▶ [Short task] Repeat, exactly and completely, the material that follows. Omit the pictures.

┌─ Dataset excerpt

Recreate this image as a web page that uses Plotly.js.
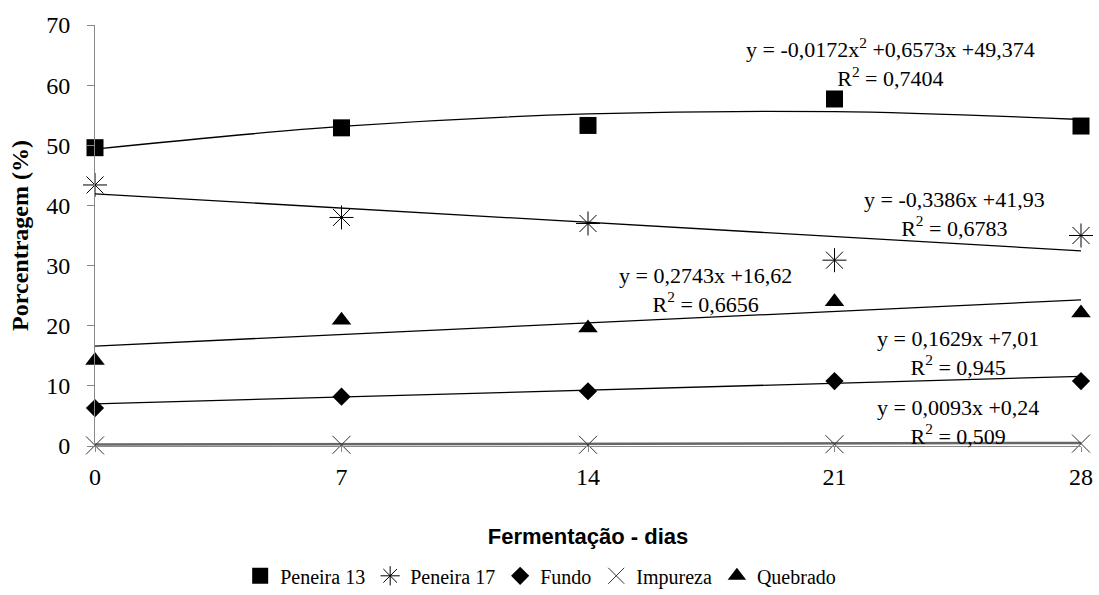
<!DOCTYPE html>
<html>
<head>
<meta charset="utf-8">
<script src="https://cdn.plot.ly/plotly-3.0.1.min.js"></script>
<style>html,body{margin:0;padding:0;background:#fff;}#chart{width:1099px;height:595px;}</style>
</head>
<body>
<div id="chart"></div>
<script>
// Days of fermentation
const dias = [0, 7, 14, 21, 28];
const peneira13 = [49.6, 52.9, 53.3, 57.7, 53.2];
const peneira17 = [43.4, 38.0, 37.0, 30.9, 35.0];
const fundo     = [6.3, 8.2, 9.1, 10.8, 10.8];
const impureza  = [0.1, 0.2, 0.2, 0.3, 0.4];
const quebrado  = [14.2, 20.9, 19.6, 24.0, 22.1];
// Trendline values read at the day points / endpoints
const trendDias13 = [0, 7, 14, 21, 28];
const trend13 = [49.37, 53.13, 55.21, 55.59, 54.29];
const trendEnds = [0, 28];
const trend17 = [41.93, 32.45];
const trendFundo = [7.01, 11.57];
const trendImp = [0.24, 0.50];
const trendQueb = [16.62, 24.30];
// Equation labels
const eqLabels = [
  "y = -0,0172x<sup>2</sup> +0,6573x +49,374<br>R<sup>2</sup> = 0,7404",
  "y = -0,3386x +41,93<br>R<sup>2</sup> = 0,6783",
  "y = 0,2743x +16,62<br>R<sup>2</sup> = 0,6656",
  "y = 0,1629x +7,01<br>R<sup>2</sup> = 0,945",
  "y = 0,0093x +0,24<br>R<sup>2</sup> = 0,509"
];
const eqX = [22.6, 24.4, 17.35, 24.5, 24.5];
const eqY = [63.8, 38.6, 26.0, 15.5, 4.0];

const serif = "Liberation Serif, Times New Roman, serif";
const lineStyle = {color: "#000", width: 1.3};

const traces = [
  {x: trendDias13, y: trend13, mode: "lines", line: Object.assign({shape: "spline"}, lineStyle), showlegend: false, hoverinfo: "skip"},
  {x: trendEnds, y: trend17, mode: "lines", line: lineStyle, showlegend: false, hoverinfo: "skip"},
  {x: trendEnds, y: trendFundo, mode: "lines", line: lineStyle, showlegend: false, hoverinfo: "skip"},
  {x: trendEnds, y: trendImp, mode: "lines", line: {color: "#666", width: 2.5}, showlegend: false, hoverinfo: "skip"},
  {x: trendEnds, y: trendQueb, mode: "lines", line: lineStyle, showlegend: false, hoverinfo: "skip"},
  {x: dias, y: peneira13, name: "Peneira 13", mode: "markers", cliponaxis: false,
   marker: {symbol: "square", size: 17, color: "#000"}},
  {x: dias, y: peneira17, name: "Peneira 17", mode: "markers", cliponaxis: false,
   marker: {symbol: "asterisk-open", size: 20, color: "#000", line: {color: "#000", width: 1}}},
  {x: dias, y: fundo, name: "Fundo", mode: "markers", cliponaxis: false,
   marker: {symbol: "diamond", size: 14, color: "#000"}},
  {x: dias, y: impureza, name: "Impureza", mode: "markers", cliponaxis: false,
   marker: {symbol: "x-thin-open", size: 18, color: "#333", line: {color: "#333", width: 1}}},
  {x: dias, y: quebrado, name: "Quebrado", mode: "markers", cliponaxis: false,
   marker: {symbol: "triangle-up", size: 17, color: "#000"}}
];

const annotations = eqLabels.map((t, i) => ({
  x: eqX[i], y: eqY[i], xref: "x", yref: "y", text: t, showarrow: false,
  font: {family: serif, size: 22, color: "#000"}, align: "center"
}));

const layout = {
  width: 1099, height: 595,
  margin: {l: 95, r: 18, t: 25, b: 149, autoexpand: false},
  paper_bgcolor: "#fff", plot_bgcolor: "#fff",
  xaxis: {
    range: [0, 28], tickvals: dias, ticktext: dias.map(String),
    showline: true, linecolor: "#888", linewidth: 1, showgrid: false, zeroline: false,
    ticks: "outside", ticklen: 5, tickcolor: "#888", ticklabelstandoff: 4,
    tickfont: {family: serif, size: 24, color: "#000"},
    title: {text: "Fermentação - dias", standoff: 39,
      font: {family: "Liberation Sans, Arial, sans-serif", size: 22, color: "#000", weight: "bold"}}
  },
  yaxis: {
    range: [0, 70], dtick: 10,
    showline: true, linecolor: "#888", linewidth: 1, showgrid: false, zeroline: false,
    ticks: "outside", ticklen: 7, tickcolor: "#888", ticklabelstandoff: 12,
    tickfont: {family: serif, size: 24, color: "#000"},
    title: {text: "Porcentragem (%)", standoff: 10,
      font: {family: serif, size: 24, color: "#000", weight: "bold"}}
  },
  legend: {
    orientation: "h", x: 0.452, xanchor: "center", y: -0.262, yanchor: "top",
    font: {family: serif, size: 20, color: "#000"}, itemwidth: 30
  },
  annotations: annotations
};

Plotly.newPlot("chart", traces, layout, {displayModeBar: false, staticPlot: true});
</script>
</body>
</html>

└─

▶ [Solved exercise]
Recreate this image as a web page that uses Plotly.js.
<!DOCTYPE html>
<html>
<head>
<meta charset="utf-8">
<script src="https://cdn.plot.ly/plotly-3.0.1.min.js"></script>
<style>html,body{margin:0;padding:0;background:#fff;}#chart{width:1099px;height:595px;}</style>
</head>
<body>
<div id="chart"></div>
<script>
// Days of fermentation
const dias = [0, 7, 14, 21, 28];
const peneira13 = [49.6, 52.9, 53.3, 57.7, 53.2];
const peneira17 = [43.4, 38.0, 37.0, 30.9, 35.0];
const fundo     = [6.3, 8.2, 9.1, 10.8, 10.8];
const impureza  = [0.1, 0.2, 0.2, 0.3, 0.4];
const quebrado  = [14.2, 20.9, 19.6, 24.0, 22.1];
// Trendline values read at the day points / endpoints
const trendDias13 = [0, 7, 14, 21, 28];
const trend13 = [49.37, 53.13, 55.21, 55.59, 54.29];
const trendEnds = [0, 28];
const trend17 = [41.93, 32.45];
const trendFundo = [7.01, 11.57];
const trendImp = [0.24, 0.50];
const trendQueb = [16.62, 24.30];
// Equation labels
const eqLabels = [
  "y = -0,0172x<sup>2</sup> +0,6573x +49,374<br>R<sup>2</sup> = 0,7404",
  "y = -0,3386x +41,93<br>R<sup>2</sup> = 0,6783",
  "y = 0,2743x +16,62<br>R<sup>2</sup> = 0,6656",
  "y = 0,1629x +7,01<br>R<sup>2</sup> = 0,945",
  "y = 0,0093x +0,24<br>R<sup>2</sup> = 0,509"
];
const eqX = [22.6, 24.4, 17.35, 24.5, 24.5];
const eqY = [63.8, 38.6, 26.0, 15.5, 4.0];

const serif = "Liberation Serif, Times New Roman, serif";
const lineStyle = {color: "#000", width: 1.3};

const traces = [
  {x: trendDias13, y: trend13, mode: "lines", line: Object.assign({shape: "spline"}, lineStyle), showlegend: false, hoverinfo: "skip"},
  {x: trendEnds, y: trend17, mode: "lines", line: lineStyle, showlegend: false, hoverinfo: "skip"},
  {x: trendEnds, y: trendFundo, mode: "lines", line: lineStyle, showlegend: false, hoverinfo: "skip"},
  {x: trendEnds, y: trendImp, mode: "lines", line: {color: "#666", width: 2.5}, showlegend: false, hoverinfo: "skip"},
  {x: trendEnds, y: trendQueb, mode: "lines", line: lineStyle, showlegend: false, hoverinfo: "skip"},
  {x: dias, y: peneira13, name: "Peneira 13", mode: "markers", cliponaxis: false,
   marker: {symbol: "square", size: 17, color: "#000"}},
  {x: dias, y: peneira17, name: "Peneira 17", mode: "markers", cliponaxis: false,
   marker: {symbol: "asterisk-open", size: 20, color: "#000", line: {color: "#000", width: 1}}},
  {x: dias, y: fundo, name: "Fundo", mode: "markers", cliponaxis: false,
   marker: {symbol: "diamond", size: 14, color: "#000"}},
  {x: dias, y: impureza, name: "Impureza", mode: "markers", cliponaxis: false,
   marker: {symbol: "x-thin-open", size: 18, color: "#333", line: {color: "#333", width: 1}}},
  {x: dias, y: quebrado, name: "Quebrado", mode: "markers", cliponaxis: false,
   marker: {symbol: "triangle-up", size: 17, color: "#000"}}
];

const annotations = eqLabels.map((t, i) => ({
  x: eqX[i], y: eqY[i], xref: "x", yref: "y", text: t, showarrow: false,
  font: {family: serif, size: 22, color: "#000"}, align: "center"
}));

const layout = {
  width: 1099, height: 595,
  margin: {l: 95, r: 18, t: 25, b: 149, autoexpand: false},
  paper_bgcolor: "#fff", plot_bgcolor: "#fff",
  xaxis: {
    range: [0, 28], tickvals: dias, ticktext: dias.map(String),
    showline: true, linecolor: "#888", linewidth: 1, showgrid: false, zeroline: false,
    ticks: "outside", ticklen: 5, tickcolor: "#888", ticklabelstandoff: 4,
    tickfont: {family: serif, size: 24, color: "#000"},
    title: {text: "Fermentação - dias", standoff: 39,
      font: {family: "Liberation Sans, Arial, sans-serif", size: 22, color: "#000", weight: "bold"}}
  },
  yaxis: {
    range: [0, 70], dtick: 10,
    showline: true, linecolor: "#888", linewidth: 1, showgrid: false, zeroline: false,
    ticks: "outside", ticklen: 7, tickcolor: "#888", ticklabelstandoff: 12,
    tickfont: {family: serif, size: 24, color: "#000"},
    title: {text: "Porcentragem (%)", standoff: 10,
      font: {family: serif, size: 24, color: "#000", weight: "bold"}}
  },
  legend: {
    orientation: "h", x: 0.452, xanchor: "center", y: -0.262, yanchor: "top",
    font: {family: serif, size: 20, color: "#000"}, itemwidth: 30
  },
  annotations: annotations
};

Plotly.newPlot("chart", traces, layout, {displayModeBar: false, staticPlot: true});
</script>
</body>
</html>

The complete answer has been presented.